Select from the data all lines with the word "this".

>>>

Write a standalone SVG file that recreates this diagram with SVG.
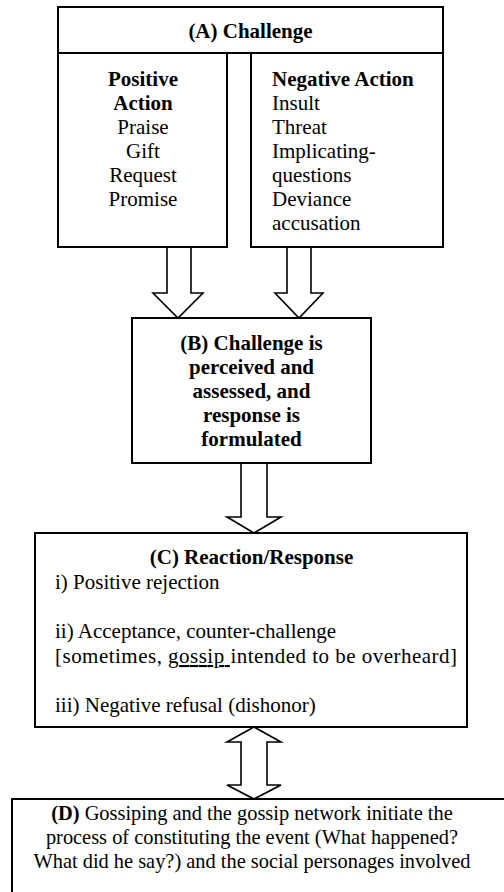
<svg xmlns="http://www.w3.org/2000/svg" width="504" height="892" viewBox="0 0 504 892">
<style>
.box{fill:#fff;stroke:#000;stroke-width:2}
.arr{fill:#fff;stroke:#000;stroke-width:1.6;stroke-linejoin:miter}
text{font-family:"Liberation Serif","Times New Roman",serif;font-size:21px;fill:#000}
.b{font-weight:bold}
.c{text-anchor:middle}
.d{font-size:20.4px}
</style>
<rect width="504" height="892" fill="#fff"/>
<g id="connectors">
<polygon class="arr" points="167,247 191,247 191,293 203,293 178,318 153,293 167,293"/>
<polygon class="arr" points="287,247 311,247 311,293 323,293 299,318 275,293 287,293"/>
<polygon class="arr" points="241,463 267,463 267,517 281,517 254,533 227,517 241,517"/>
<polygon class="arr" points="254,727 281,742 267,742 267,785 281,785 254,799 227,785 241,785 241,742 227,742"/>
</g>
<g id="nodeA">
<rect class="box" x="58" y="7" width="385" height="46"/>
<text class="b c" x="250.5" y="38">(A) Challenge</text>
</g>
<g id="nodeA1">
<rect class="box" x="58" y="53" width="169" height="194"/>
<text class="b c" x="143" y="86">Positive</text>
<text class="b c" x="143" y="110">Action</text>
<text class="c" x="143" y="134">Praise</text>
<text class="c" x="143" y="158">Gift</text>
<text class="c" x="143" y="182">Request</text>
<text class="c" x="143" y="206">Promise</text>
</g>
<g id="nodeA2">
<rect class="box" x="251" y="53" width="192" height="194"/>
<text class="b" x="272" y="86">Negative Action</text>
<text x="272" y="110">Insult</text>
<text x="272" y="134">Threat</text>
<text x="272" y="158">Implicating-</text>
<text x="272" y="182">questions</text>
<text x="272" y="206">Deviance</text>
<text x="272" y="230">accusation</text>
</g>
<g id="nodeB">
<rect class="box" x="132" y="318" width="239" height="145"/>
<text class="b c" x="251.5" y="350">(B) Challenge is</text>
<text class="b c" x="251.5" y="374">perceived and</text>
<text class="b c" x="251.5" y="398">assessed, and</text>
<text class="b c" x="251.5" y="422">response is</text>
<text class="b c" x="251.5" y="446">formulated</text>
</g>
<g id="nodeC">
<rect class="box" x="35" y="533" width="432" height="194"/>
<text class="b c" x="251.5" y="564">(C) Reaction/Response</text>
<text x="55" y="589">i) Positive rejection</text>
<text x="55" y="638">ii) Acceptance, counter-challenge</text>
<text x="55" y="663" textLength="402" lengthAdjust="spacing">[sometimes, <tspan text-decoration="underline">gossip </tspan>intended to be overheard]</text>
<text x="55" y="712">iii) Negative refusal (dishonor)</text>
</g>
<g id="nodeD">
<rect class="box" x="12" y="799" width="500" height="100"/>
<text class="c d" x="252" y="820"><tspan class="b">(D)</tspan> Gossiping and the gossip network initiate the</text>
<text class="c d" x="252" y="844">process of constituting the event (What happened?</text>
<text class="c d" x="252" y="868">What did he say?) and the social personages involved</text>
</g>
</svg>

<<<
>>>

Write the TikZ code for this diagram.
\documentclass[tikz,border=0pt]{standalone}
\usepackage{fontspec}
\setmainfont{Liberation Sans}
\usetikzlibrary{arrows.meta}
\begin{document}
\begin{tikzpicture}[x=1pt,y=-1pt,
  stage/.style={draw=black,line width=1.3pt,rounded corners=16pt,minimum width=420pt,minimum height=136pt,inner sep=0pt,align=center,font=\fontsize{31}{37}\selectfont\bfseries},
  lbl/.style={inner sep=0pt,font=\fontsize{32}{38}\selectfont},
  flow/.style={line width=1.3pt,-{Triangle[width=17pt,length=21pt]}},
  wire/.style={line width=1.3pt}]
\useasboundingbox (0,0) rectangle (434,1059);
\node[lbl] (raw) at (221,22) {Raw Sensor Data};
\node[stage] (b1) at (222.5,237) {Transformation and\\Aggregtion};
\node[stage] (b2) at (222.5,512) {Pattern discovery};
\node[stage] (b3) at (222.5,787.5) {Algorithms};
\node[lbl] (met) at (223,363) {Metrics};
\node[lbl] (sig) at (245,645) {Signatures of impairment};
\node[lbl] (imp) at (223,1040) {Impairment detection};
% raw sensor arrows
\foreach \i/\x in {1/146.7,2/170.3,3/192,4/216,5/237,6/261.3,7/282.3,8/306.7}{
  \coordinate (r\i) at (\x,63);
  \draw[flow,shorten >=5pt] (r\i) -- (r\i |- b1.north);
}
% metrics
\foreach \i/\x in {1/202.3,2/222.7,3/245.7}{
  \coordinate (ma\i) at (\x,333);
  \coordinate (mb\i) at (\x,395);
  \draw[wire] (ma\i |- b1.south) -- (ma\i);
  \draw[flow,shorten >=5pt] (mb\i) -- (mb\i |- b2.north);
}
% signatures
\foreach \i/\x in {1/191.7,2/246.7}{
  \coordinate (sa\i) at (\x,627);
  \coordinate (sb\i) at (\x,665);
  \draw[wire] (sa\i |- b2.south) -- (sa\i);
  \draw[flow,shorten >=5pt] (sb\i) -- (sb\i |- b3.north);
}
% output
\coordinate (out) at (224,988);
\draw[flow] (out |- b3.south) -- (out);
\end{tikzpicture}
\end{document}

<<<
>>>

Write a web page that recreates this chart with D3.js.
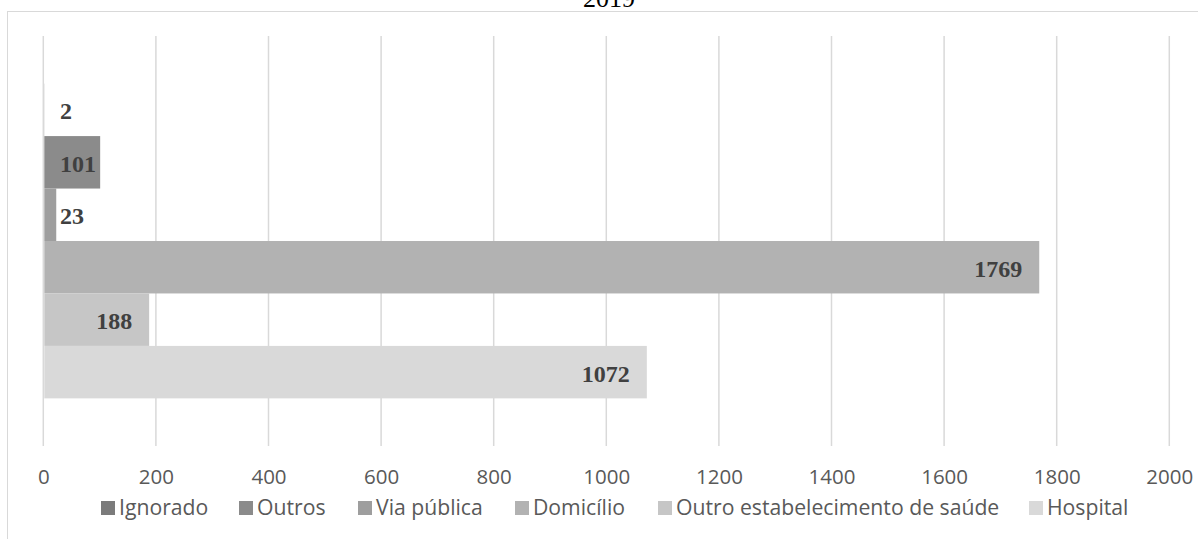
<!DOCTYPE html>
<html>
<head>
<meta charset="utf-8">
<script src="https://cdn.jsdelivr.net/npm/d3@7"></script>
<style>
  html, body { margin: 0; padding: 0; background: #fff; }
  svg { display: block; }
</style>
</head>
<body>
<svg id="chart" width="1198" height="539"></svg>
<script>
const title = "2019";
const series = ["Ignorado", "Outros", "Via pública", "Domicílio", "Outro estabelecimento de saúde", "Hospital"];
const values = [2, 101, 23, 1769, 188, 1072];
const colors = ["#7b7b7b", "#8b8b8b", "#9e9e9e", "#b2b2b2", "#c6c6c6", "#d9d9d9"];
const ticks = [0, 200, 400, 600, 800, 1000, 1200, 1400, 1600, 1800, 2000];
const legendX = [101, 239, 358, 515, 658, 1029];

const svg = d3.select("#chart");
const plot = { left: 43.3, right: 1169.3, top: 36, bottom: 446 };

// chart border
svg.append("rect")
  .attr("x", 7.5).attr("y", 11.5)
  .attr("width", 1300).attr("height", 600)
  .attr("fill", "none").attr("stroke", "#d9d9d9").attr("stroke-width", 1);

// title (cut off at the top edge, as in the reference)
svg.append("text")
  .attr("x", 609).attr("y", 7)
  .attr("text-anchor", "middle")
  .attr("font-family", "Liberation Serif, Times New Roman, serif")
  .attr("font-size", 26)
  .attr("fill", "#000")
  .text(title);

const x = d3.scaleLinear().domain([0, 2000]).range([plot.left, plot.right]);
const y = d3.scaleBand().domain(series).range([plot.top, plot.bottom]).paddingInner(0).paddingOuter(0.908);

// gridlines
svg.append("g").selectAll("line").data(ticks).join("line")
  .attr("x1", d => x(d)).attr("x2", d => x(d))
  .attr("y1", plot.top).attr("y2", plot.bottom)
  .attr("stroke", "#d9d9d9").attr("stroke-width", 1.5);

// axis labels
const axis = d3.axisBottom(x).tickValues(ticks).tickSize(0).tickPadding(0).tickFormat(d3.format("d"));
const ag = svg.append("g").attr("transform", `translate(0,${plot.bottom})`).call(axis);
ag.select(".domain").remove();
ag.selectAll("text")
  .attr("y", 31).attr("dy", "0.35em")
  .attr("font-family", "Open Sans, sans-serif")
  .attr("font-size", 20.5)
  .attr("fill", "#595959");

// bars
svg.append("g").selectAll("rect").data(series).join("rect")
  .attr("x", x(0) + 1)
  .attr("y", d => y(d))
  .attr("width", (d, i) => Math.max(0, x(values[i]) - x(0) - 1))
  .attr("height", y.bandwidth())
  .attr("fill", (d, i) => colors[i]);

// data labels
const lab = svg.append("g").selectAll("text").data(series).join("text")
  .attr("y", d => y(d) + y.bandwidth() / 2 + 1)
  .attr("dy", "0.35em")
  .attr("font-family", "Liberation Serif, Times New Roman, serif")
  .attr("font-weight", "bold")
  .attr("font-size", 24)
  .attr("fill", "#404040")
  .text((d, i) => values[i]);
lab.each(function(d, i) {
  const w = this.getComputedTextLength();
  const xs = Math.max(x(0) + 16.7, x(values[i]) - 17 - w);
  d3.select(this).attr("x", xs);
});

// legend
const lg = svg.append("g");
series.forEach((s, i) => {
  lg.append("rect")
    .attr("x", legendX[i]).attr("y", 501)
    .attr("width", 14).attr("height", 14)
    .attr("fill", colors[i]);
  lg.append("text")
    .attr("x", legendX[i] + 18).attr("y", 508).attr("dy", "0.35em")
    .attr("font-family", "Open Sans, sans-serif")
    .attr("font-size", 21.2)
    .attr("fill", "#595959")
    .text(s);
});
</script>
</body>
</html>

<<<

** Right answer **
Write a standalone SVG file that recreates this diagram with SVG.
Write the TikZ code for this diagram.
Write a web page that recreates this chart with D3.js.
  const w = this.getComputedTextLength();
  d3.select(this).attr("x", xs);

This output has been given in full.